Tariffs and Reciprocal Trade Wars: A Lose-Lose Situation

One of the biggest flaws in the tariff strategy is that other countries retaliate with their own tariffs. For example:

  • Canada: Imposed tariffs on American-made cars, making them less competitive in one of the U.S.’s biggest export markets.
  • China: Increased tariffs on American agricultural products, causing major losses for U.S. farmers.
  • European Union: Responded with tariffs on American motorcycles, bourbon, and other goods, hitting American manufacturers hard.

This cycle of tariffs and counter-tariffs has led to economic instability. Companies that rely on global supply chains are struggling, and American consumers are feeling the effects through higher prices on everyday goods.

The Manufacturing Myth: Tariffs Do Not Guarantee More Factories

A major justification for tariffs was the idea that companies would move their factories back to the United States. However, the reality is that businesses are not returning to America in droves. Why?

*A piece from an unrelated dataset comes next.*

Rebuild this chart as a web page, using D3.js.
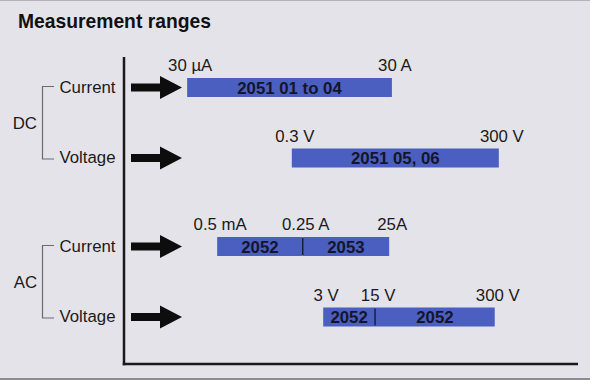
<!DOCTYPE html>
<html>
<head>
<meta charset="utf-8">
<script src="https://cdn.jsdelivr.net/npm/d3@7"></script>
<style>
  html, body { margin: 0; padding: 0; background: #e5e3ea; }
  svg { display: block; font-family: "Liberation Sans", Arial, Helvetica, sans-serif; }
</style>
</head>
<body>
<svg id="chart" width="590" height="380"></svg>
<script>
// ---- data ----
const title = "Measurement ranges";
const groups = ["DC", "AC"];
const types = ["Current", "Voltage"];
const rowGroup = ["DC", "DC", "AC", "AC"];
const rowType = ["Current", "Voltage", "Current", "Voltage"];
// schematic range positions (0..100 along the range axis)
const segStart = [[14.1], [37.1], [20.7, 39.5], [44.0, 55.4]];
const segEnd = [[59.1], [82.6], [39.5, 58.5], [55.4, 81.7]];
const segLabels = [["2051 01 to 04"], ["2051 05, 06"], ["2052", "2053"], ["2052", "2052"]];
const boundaryLabels = [["30 µA", "30 A"], ["0.3 V", "300 V"], ["0.5 mA", "0.25 A", "25A"], ["3 V", "15 V", "300 V"]];

// ---- layout ----
const svg = d3.select("#chart");
const W = 590, H = 380;
const axisX = 124, axisTop = 57, axisY = 364, axisRight = 578;

const x = d3.scaleLinear().domain([0, 100]).range([123, 578]);
const yGroup = d3.scaleBand().domain(groups).range([43.25, 361.25]);
const yType = d3.scalePoint().domain(types).range([44.25, 114.75]);
const rowY = i => yGroup(rowGroup[i]) + yType(rowType[i]);
const barH = 19;

const blue = "#4a5fc0";
const fs = 16.8;

// frame lines
svg.append("rect").attr("x", 0).attr("y", 0).attr("width", W).attr("height", 1).attr("fill", "#b4b3bb");
svg.append("rect").attr("x", 0).attr("y", 378).attr("width", W).attr("height", 2).attr("fill", "#8d8c94");

// title
svg.append("text").attr("x", 18).attr("y", 28)
  .attr("font-size", 19.3).attr("font-weight", "bold").attr("fill", "#111")
  .text(title);

// axes lines
svg.append("line").attr("x1", axisX).attr("x2", axisX).attr("y1", axisTop).attr("y2", axisY + 1.25)
  .attr("stroke", "#1a1a1a").attr("stroke-width", 2.5);
svg.append("line").attr("x1", axisX - 1.25).attr("x2", axisRight).attr("y1", axisY).attr("y2", axisY)
  .attr("stroke", "#1a1a1a").attr("stroke-width", 2.5);

// group brackets and labels
groups.forEach(g => {
  const y1 = yGroup(g) + yType(types[0]);
  const y2 = yGroup(g) + yType(types[types.length - 1]);
  svg.append("path")
    .attr("d", `M54,${y1 - 1}H42.5V${y2 + 1}H54`)
    .attr("fill", "none").attr("stroke", "#6a6a70").attr("stroke-width", 1.2);
  svg.append("text").attr("x", 37).attr("y", (y1 + y2) / 2 + 6)
    .attr("text-anchor", "end").attr("font-size", fs).attr("fill", "#1a1a1a")
    .text(g);
});

// rows
rowType.forEach((t, i) => {
  const cy = rowY(i);
  // type label
  svg.append("text").attr("x", 59.5).attr("y", cy + 5)
    .attr("font-size", fs).attr("fill", "#1a1a1a").text(t);
  // arrow
  svg.append("path")
    .attr("d", `M131,${cy - 4}H160V${cy - 11.5}L182,${cy}L160,${cy + 11.5}V${cy + 4}H131Z`)
    .attr("fill", "#0d0d0d");
  // segments
  const g = svg.append("g");
  segStart[i].forEach((s, j) => {
    const e = segEnd[i][j];
    g.append("rect")
      .attr("x", x(s)).attr("y", cy - barH / 2)
      .attr("width", x(e) - x(s)).attr("height", barH)
      .attr("fill", blue);
  });
  segStart[i].forEach((s, j) => {
    const e = segEnd[i][j];
    g.append("text")
      .attr("x", (x(s) + x(e)) / 2).attr("y", cy + 6)
      .attr("text-anchor", "middle").attr("font-size", 16.8).attr("font-weight", "bold")
      .attr("fill", "#15152a").text(segLabels[i][j]);
    if (j > 0) {
      g.append("line").attr("x1", x(s)).attr("x2", x(s))
        .attr("y1", cy - barH / 2 + 1).attr("y2", cy + barH / 2 - 1)
        .attr("stroke", "#1c1c3c").attr("stroke-width", 1.5);
    }
  });
  // boundary labels
  const bounds = segStart[i].concat([segEnd[i][segEnd[i].length - 1]]);
  bounds.forEach((b, k) => {
    svg.append("text")
      .attr("x", x(b) + 3).attr("y", cy - barH / 2 - 7)
      .attr("text-anchor", "middle").attr("font-size", fs).attr("fill", "#1a1a1a")
      .text(boundaryLabels[i][k]);
  });
});
</script>
</body>
</html>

  1. Labor Costs: Even with tariffs, manufacturing in the U.S. is still more expensive than in countries like Mexico or Vietnam due to high wages and benefits.
  2. Automation: Many companies prefer to invest in automation rather than bring back factory jobs, meaning fewer employment opportunities.
  3. Global Supply Chains: Industries like automobile manufacturing rely on complex global supply chains that cannot be easily replaced.

What Needs to Change?

Instead of relying on tariffs, the U.S. should focus on policies that genuinely make America an attractive place for business and innovation. This includes:

  • Investing in Workforce Development: Providing training and education for workers so they can compete in the global economy.
  • Incentivizing Local Manufacturing: Instead of tariffs, offering tax incentives and grants for companies that build factories in the U.S.
  • Strengthening Trade Agreements: Working with allies to create fair and balanced trade agreements rather than engaging in trade wars.
  • Encouraging Innovation: Supporting industries like electric vehicles and renewable energy, where the U.S. has a competitive advantage.

Conclusion: A Self-Inflicted Wound

Tariffs were introduced with the goal of strengthening the American economy, but they have done the opposite. Higher costs, job losses, and a strained international trade system have placed unnecessary pressure on businesses and consumers alike. The case of Ford is just one example of how these policies are backfiring, proving that protectionism is not the answer. Unless a smarter economic approach is adopted, America may continue to dig a deeper hole for itself—one tariff at a time.